Le 14 juillet n’est plus le lieu du serment républicain, mais celui de la mise en scène de la République. Ce que Guy Debord annonçait dès 1967 dans La Société du spectacle : Tout ce qui était directement vécu s’est éloigné dans une représentation.

La République ne se vit plus, elle se regarde. Le défilé militaire, jadis symbole de la défense commune, devient chorégraphie de puissance, et les feux d’artifice des images consommables, où l’éclat remplace la ferveur. Cette évolution, Bernard Stiegler la pensait comme une mutation du régime attentionnel : Le spectacle industriel substitue à la participation l’attention captée, et à la mémoire vive, la répétition technique. 

Ce n’est donc pas la fête qui disparaît, mais sa fonction transformatrice. Le rituel ne relie plus ; il détourne. Là où la fête inscrivait le citoyen dans une filiation symbolique, elle produit aujourd’hui des spectateurs fascinés, soumis à la temporalité du flux médiatique. Or, le symbolique ne peut tenir que s’il se soutient d’un acte vivant, d’une parole incarnée, non d’une seule image.

Quand la République devient spectacle d’elle-même, elle perd ce point d’ancrage symbolique commun, celui par lequel chacun pouvait dire : « j’en suis ». Le 14 juillet cesse alors d’être un signe d’appartenance pour devenir un objet de jouissance collective, un « plus-de-jouir » de la Nation.

Ainsi, dans cette dérive spectaculaire du symbolique, le 14 juillet nous offre un miroir troublant : celui d’une République qui ne sait plus si elle célèbre son idéal intimement partagé ou son image.

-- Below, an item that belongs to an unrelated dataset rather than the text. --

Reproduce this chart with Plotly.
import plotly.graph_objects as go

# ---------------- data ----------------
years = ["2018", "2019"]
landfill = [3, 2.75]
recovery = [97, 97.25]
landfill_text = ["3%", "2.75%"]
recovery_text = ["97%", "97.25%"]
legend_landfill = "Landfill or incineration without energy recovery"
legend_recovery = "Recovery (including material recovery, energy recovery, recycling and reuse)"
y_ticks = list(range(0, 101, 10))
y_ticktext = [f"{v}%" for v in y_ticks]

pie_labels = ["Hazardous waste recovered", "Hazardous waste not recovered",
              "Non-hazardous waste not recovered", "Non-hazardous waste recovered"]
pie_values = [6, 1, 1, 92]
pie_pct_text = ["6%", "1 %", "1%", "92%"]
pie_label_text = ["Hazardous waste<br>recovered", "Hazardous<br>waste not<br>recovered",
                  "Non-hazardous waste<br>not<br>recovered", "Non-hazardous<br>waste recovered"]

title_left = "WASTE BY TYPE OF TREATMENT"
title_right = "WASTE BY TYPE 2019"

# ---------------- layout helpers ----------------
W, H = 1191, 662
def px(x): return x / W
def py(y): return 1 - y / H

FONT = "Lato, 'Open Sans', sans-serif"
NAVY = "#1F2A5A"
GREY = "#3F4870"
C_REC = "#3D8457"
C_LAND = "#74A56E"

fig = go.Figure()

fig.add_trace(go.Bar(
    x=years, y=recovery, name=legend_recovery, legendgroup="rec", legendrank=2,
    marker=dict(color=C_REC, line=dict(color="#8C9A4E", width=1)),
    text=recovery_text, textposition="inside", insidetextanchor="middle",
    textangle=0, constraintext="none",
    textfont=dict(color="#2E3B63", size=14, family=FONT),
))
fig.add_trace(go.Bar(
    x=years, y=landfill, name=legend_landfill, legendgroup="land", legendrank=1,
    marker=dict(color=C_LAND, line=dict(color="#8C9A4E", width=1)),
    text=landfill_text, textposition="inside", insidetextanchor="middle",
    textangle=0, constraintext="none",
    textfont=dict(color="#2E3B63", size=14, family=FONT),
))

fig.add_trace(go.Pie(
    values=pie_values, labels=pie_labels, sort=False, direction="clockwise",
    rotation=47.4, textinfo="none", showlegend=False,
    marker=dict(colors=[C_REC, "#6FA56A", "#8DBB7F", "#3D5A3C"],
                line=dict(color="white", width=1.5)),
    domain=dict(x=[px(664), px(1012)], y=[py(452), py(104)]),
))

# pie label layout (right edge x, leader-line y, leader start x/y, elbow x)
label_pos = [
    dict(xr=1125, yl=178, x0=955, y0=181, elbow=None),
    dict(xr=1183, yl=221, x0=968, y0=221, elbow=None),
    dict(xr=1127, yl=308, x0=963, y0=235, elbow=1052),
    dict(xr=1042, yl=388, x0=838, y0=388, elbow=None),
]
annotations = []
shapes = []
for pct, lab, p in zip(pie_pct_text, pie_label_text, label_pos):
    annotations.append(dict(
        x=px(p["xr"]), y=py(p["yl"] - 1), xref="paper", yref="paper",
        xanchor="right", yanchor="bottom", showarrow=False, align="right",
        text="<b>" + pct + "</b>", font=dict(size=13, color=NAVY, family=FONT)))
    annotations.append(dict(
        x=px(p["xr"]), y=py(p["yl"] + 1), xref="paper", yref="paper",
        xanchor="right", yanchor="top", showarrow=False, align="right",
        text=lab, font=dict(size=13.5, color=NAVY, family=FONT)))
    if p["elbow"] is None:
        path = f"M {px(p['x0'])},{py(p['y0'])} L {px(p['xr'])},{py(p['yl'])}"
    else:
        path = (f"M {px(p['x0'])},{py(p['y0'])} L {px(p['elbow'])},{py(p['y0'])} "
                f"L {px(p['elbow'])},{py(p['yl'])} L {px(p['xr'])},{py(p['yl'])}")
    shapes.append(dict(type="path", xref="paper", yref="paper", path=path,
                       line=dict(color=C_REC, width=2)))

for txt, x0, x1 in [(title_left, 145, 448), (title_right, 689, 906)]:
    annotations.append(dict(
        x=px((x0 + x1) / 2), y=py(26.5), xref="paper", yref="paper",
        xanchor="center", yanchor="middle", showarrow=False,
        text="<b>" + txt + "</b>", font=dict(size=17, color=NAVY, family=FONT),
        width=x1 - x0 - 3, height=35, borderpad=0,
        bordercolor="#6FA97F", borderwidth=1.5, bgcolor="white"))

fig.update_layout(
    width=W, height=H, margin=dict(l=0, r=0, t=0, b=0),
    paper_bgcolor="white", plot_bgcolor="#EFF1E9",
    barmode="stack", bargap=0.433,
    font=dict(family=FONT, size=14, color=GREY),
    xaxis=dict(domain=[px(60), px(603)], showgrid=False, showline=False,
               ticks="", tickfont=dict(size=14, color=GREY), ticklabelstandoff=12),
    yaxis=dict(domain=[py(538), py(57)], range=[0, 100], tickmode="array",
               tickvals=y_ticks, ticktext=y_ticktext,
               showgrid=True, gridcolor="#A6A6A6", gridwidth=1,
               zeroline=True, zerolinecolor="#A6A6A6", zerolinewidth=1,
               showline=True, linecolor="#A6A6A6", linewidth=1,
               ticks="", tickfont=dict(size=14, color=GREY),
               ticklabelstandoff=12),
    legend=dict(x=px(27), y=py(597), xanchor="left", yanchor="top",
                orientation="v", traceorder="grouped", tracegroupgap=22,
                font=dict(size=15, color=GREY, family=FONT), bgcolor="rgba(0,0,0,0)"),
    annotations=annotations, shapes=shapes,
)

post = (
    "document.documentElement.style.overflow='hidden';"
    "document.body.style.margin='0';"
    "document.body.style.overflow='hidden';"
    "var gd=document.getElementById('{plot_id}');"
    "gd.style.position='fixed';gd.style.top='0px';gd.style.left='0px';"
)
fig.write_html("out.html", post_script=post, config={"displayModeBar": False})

Ce vide des grands récits n’a pas laissé le champ libre au silence, mais à une prolifération de micro-récits, produits par l’industrie culturelle et les réseaux. Ce sont des récits de soi, éphémères, fragmentés, centrés sur l’émotion plutôt que sur la signification. D’où la mutation du rapport au symbolique : le sujet contemporain ne se nourrit plus d’un mythe partagé, mais d’un flux personnalisé de jouissances narratives.